Just how badly do federal prosecutors want to prosecute Waterbury State's Attorney John Connelly? Pretty badly; the vision of Connelly in handcuffs haunts the heartless corridors of the New Haven office of the Justice Department. It's the sort of vision that makes FBI agents do crazy and unpredictable things. Things like making deals with the Devil's disciples. Consider the following, which I have confirmed from three sources.
Several months ago, a man facing bank robbery charges in the Judicial District of Waterbury was appointed a federal public defender. Although the man had no case pending against him in federal court, the feds wanted him as a witness in a pending federal investigation. If the accused bank robber would play ball with Uncle Sam, the government would help him out. The feds were willing to take his bank robbery cases on a condition: the man must plead guilty to federal charges, and later get a sweet deal at the time of sentencing; to get this deal he must wear a wire while speaking to a lawyer the feds believe was is in cahoots with Waterbury State's Attorney John Connelly. But to make this work, the state must decide to drop its charges.
(One of the great joys of federalism is that there is a mirror image federal crime for many state crimes: it is not a violation of double jeopardy for different governments to prosecute a man for the same conduct. Rob a bank, and offend two sovereigns. Just which one has the bigger er, um ... private spheres, is a matter of professional pride much disputed in law enforcement circles.)
The client, who is incarcerated, wore the wire and placed a call to Attorney Martin Minnella. A fee was discussed. The client's wife was supposed to deliver the fee in cash. She was going to wear a wire, too. It is a twisted plot, the sort of thing FBI agents druel about at Quantico, when they are taking classes in how to walk and talk like Eliot Ness.
So the would-be client pretends to be seeking counsel on the case in Waterbury and tries to get the target of the wire to talk about his relationship with Connelly. But something apparently goes wrong. The lawyer apparently doesn't take the bait the feds were offering. Alas and alack, this game of Spy versus Spy failed.
The feds are spending a fortune on a screwball theory that Waterbury Attorney Martin Minnella takes hefty fees from clients in exchange for a promise that he could work apparent miracles due to his relationship with his lifelong friend, Connelly. (Both men have known one another for more than fifty years, having survived, among other things, Little League Baseball together.)

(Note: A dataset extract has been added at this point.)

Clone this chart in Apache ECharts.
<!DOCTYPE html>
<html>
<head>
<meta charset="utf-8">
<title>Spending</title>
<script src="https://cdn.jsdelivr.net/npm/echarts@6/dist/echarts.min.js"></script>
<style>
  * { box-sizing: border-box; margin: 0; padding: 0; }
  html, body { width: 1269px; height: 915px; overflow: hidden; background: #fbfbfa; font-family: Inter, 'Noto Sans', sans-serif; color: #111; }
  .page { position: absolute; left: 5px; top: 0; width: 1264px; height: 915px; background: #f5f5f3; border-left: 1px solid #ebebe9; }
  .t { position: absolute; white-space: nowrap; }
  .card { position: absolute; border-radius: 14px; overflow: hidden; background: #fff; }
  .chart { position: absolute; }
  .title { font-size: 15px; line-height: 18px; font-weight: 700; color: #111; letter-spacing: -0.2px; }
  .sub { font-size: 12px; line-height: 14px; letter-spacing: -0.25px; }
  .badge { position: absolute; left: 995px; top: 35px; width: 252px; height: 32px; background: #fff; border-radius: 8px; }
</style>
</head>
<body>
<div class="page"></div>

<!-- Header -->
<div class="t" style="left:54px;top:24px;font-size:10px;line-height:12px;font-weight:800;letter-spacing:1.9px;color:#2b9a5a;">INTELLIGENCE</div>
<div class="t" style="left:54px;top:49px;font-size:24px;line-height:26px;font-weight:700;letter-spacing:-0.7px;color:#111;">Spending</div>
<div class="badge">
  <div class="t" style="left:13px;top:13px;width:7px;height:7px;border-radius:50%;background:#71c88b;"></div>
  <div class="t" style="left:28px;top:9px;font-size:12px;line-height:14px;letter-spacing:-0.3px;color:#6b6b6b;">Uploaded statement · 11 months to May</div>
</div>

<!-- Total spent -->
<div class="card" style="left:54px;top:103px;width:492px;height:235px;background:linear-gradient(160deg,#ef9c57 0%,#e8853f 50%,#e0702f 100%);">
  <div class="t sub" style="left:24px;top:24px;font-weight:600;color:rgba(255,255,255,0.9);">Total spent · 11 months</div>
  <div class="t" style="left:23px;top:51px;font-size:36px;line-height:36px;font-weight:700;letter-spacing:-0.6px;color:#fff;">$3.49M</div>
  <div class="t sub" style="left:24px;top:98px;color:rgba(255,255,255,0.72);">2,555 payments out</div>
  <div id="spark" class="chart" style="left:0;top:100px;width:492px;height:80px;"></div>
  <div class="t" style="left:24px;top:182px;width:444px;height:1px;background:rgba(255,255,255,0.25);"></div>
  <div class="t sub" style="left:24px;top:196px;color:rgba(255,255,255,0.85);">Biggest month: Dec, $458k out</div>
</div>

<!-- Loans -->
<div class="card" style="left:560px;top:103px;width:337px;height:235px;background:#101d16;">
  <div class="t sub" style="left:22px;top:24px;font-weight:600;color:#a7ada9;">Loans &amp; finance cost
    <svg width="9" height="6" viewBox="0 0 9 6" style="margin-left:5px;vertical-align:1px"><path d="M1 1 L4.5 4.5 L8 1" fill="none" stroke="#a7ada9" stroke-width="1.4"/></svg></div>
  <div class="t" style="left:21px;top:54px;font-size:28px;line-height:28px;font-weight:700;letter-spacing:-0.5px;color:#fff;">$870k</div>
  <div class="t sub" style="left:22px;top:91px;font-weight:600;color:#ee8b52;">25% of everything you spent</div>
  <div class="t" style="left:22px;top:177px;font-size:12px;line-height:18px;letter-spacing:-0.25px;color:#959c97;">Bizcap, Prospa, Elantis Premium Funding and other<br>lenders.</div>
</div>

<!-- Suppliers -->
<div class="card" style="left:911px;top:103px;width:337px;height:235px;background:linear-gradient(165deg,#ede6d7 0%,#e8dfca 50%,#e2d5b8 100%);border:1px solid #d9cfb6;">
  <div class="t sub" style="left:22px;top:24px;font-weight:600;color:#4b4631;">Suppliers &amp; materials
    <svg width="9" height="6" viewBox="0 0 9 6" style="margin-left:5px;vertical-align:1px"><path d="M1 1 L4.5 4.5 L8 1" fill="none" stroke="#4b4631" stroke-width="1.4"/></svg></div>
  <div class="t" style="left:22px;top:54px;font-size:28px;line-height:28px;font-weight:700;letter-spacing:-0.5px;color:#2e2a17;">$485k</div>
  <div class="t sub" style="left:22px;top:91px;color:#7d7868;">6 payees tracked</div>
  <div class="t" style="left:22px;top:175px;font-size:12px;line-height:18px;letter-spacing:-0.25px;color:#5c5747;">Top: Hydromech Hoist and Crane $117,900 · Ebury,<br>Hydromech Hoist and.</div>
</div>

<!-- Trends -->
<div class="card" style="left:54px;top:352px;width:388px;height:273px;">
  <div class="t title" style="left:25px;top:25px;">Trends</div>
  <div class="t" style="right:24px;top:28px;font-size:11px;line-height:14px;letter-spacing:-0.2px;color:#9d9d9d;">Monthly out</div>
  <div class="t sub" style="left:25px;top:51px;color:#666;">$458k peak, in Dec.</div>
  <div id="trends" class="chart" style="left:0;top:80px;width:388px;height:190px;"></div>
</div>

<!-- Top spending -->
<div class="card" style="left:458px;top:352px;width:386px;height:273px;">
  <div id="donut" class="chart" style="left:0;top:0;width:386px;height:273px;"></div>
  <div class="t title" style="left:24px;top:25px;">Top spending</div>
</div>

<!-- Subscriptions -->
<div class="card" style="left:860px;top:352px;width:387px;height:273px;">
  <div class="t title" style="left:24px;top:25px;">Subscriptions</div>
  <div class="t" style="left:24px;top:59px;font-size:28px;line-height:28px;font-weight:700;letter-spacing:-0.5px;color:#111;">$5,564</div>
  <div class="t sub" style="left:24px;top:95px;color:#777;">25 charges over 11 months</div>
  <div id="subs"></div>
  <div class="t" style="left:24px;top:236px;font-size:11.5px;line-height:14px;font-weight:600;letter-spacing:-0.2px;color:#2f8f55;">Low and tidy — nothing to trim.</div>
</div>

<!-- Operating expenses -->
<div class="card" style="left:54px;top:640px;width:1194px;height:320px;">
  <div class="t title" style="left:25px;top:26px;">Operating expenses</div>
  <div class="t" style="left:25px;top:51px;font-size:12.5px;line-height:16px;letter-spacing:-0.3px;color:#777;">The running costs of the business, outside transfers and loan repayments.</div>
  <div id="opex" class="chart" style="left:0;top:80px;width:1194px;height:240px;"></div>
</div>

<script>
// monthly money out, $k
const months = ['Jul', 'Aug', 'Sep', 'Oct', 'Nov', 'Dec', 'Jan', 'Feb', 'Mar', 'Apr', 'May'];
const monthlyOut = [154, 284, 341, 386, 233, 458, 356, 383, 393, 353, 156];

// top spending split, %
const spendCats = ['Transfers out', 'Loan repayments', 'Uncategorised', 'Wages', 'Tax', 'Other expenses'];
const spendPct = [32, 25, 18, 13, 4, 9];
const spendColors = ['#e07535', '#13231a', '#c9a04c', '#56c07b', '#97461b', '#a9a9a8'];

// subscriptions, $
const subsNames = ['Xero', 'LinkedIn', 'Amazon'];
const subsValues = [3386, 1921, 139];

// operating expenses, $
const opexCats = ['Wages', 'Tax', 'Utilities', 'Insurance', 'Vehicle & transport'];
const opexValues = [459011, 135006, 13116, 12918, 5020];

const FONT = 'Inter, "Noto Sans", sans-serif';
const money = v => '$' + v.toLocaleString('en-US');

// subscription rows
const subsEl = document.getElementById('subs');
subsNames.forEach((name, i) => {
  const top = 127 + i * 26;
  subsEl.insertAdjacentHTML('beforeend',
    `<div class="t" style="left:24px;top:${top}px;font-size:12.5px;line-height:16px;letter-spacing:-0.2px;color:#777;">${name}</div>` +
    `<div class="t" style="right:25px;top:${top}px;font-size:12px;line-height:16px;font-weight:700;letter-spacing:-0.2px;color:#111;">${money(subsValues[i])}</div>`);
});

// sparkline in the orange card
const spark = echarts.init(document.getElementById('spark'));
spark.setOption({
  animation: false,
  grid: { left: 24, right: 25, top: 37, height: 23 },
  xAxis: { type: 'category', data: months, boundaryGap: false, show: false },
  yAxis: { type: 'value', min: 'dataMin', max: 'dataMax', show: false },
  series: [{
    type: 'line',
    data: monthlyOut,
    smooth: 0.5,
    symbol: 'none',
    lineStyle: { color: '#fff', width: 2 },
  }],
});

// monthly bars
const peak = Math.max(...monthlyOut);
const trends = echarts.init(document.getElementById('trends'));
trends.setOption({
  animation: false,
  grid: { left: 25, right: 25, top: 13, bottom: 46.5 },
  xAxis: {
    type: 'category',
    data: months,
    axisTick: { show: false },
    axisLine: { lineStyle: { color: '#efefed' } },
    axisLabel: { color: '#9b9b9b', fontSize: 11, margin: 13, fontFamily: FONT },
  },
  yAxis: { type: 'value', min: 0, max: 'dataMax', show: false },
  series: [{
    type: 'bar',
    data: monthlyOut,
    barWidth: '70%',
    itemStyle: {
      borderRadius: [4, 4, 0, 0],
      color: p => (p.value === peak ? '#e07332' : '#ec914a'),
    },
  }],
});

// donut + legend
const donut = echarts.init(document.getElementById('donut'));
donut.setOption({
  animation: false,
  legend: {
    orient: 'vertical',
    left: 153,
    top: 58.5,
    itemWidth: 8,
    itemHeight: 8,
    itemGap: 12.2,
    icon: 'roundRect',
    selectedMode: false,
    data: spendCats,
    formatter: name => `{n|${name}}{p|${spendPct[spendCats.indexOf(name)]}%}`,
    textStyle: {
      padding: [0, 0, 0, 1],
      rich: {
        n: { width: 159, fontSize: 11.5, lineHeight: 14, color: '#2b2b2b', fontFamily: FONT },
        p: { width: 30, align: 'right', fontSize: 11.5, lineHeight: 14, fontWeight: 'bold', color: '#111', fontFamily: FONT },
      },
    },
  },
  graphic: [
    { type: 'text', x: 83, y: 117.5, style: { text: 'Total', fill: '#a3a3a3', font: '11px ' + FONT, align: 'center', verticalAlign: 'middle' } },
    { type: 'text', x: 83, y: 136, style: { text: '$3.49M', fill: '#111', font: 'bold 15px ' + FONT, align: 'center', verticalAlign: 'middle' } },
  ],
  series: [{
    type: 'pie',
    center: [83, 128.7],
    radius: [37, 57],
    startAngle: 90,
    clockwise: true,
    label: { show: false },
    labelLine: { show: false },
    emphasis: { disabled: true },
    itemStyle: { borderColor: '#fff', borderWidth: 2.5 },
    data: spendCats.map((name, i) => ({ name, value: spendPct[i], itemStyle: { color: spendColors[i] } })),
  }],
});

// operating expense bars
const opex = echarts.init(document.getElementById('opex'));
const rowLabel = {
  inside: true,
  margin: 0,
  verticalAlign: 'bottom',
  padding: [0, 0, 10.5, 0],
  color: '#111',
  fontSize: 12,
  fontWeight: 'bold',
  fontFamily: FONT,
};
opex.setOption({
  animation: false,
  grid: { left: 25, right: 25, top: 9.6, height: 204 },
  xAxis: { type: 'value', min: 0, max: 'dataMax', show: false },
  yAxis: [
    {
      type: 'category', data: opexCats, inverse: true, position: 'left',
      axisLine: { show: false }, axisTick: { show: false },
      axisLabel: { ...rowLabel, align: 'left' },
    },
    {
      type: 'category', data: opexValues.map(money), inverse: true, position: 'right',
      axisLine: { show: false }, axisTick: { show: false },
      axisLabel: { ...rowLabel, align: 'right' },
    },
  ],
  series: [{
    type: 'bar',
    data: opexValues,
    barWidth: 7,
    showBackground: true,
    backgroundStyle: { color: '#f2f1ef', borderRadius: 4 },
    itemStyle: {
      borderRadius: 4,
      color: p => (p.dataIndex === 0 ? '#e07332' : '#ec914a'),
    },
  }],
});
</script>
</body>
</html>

This hapless accused bank robber was supposed to get a nice deal from Uncle Sam in exchange for helping build a case against a state prosecutor. But the feds could not perform their end of the deal. They wanted the state to drop its case so that the defendant could be offered a secret cooperation agreement in federal court. Bury Connelly and Minnella, and then get a glowing letter about cooperation to a federal judge. Hold the cooperation agreement proceeding in a judge's chambers, in secret, outside of public view. Pretend it never happened unless Minnella and/or Connelly go to trial. This sort of sordid secrecy is the very stuff of which federal prosecutions are made. It stinks.
So a couple of weeks ago, lawyers for the accused bank robber attended a closed door meeting with Judge Richard Damiani, Connelly and federal prosecutors. Someone raised the topic of whether Connelly would back off prosecution of the man. Tempers flared, voices were raised. Connelly told the feds he was not backing off, and asked why they persisted in the hope of nailing his hide to a federal cross. (The characterization is mine, not Connelly's.) Two prosecutors had a hissy fit; Connelly won this round; the federal prosecutor went home empty-handed and unable to fulfill his end of a promise made to a witness.
This is twisted stuff. Not only have the feds been banging doors all over central Connecticut, contacting many of Minnella's former clients to get the low down on what fees were paid and what promises were made, they've also spoken to current clients. Check the visitors' registry at several state prisons and you'll see the names of federal agents on the prowl for gossip and witnesses. But this latest suggests even greater desperation. The government is now trying to create witnesses by wiring up folks with pending charges and offering them, just what exactly?, to get Minnella to say something inculpatory about Connelly. Hell hath no fury like a Government frustrated, and unable to prove a hunch.
Waterbury is agog with rumors about who has been wired up and when. This latest suggests a whole new cast of potential characters.
I am far from impartial in this matter, as regular readers know. I have represented Minnella in this melodrama. I have also appeared regularly in the Waterbury courthouse for years. Nothing I observed there ever led me to believe Minnella or his clients caught a break from Connelly. To the contrary, when I have seen the two discussing cases in judicial chambers I have been uneasy about the tension between the men. I wonder if the feds had anyone wired up during those pre-trials? It seems like in Waterbury every wall has federal ears; even folks accused of a crime are wearing wires.